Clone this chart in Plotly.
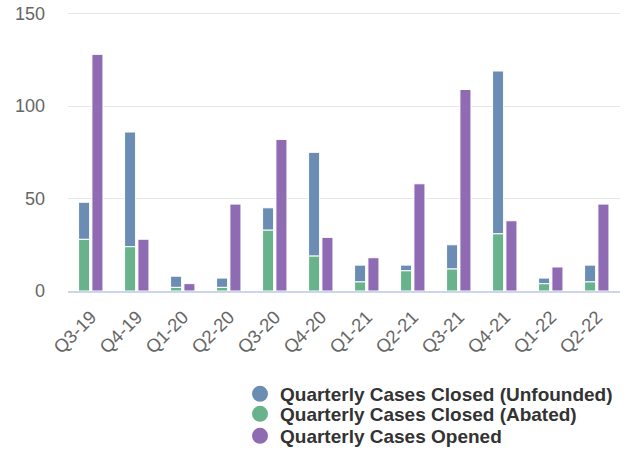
import plotly.graph_objects as go

quarters = ["Q3-19", "Q4-19", "Q1-20", "Q2-20", "Q3-20", "Q4-20",
            "Q1-21", "Q2-21", "Q3-21", "Q4-21", "Q1-22", "Q2-22"]
closed_abated = [28, 24, 2, 2, 33, 19, 5, 11, 12, 31, 4, 5]
closed_unfounded = [20, 62, 6, 5, 12, 56, 9, 3, 13, 88, 3, 9]
cases_opened = [128, 28, 4, 47, 82, 29, 18, 58, 109, 38, 13, 47]
y_ticks = [0, 50, 100, 150]

names = ["Quarterly Cases Closed (Unfounded)",
         "Quarterly Cases Closed (Abated)",
         "Quarterly Cases Opened"]
c_blue = "#6b8db3"
c_green = "#68b38b"
c_purple = "#8f6bb4"

W, H = 630, 450
y_max = 152
plot_bottom = 291
plot_h = (plot_bottom - 14) * y_max / 150

fig = go.Figure()
line = dict(color="white", width=1)
fig.add_bar(x=quarters, y=closed_abated, marker=dict(color=c_green, line=line),
            width=0.24, offset=-0.27, showlegend=False, name=names[1])
fig.add_bar(x=quarters, y=closed_unfounded, base=closed_abated,
            marker=dict(color=c_blue, line=line),
            width=0.24, offset=-0.27, showlegend=False, name=names[0])
fig.add_bar(x=quarters, y=cases_opened, marker=dict(color=c_purple, line=line),
            width=0.24, offset=0.02, showlegend=False, name=names[2])

legend_ids = ["legend", "legend2", "legend3"]
row_centers = [394, 414, 436]
lfont = dict(size=19, color="#333333", family="Liberation Sans, Arial, sans-serif", weight="bold")
legends = {}
for nm, col, lid, yc in zip(names, [c_blue, c_green, c_purple], legend_ids, row_centers):
    fig.add_scatter(x=[None], y=[None], mode="markers", name=nm, legend=lid,
                    marker=dict(color=col, size=16, symbol="circle"))
    legends[lid] = dict(x=240 / W, y=1 - yc / H, xref="container", yref="container",
                        xanchor="left", yanchor="middle", font=lfont,
                        itemsizing="trace", bgcolor="rgba(0,0,0,0)")

fig.update_layout(
    width=W, height=H,
    barmode="overlay",
    margin=dict(l=68, r=10, t=plot_bottom - plot_h, b=H - plot_bottom, autoexpand=False),
    plot_bgcolor="white", paper_bgcolor="white",
    font=dict(family="Liberation Sans, Arial, sans-serif", color="#666666"),
    **legends,
)
fig.update_xaxes(type="category", tickangle=-45, tickfont=dict(size=18.5, color="#666666"),
                 showline=True, linecolor="#ccd6eb", linewidth=2, showgrid=False,
                 ticks="", range=[-0.5, 11.5], automargin=False, ticklabelstandoff=6)
fig.update_yaxes(range=[0, y_max], tickvals=y_ticks, showgrid=True,
                 gridcolor="#e6e6e6", gridwidth=1, zeroline=False, showline=False,
                 tickfont=dict(size=18, color="#666666"), ticklabelstandoff=22,
                 automargin=False)

fig.write_html("out.html", config={"displayModeBar": False},
               post_script="document.body.style.margin='0';document.body.style.overflow='hidden';")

_Short problem_
Up to and including the line with "plot_h = (plot_bottom - 14) * y_max / 150", copy the data above from its first line. Skip pictures.

_Exercise response_
Clone this chart in Plotly.
import plotly.graph_objects as go

quarters = ["Q3-19", "Q4-19", "Q1-20", "Q2-20", "Q3-20", "Q4-20",
            "Q1-21", "Q2-21", "Q3-21", "Q4-21", "Q1-22", "Q2-22"]
closed_abated = [28, 24, 2, 2, 33, 19, 5, 11, 12, 31, 4, 5]
closed_unfounded = [20, 62, 6, 5, 12, 56, 9, 3, 13, 88, 3, 9]
cases_opened = [128, 28, 4, 47, 82, 29, 18, 58, 109, 38, 13, 47]
y_ticks = [0, 50, 100, 150]

names = ["Quarterly Cases Closed (Unfounded)",
         "Quarterly Cases Closed (Abated)",
         "Quarterly Cases Opened"]
c_blue = "#6b8db3"
c_green = "#68b38b"
c_purple = "#8f6bb4"

W, H = 630, 450
y_max = 152
plot_bottom = 291
plot_h = (plot_bottom - 14) * y_max / 150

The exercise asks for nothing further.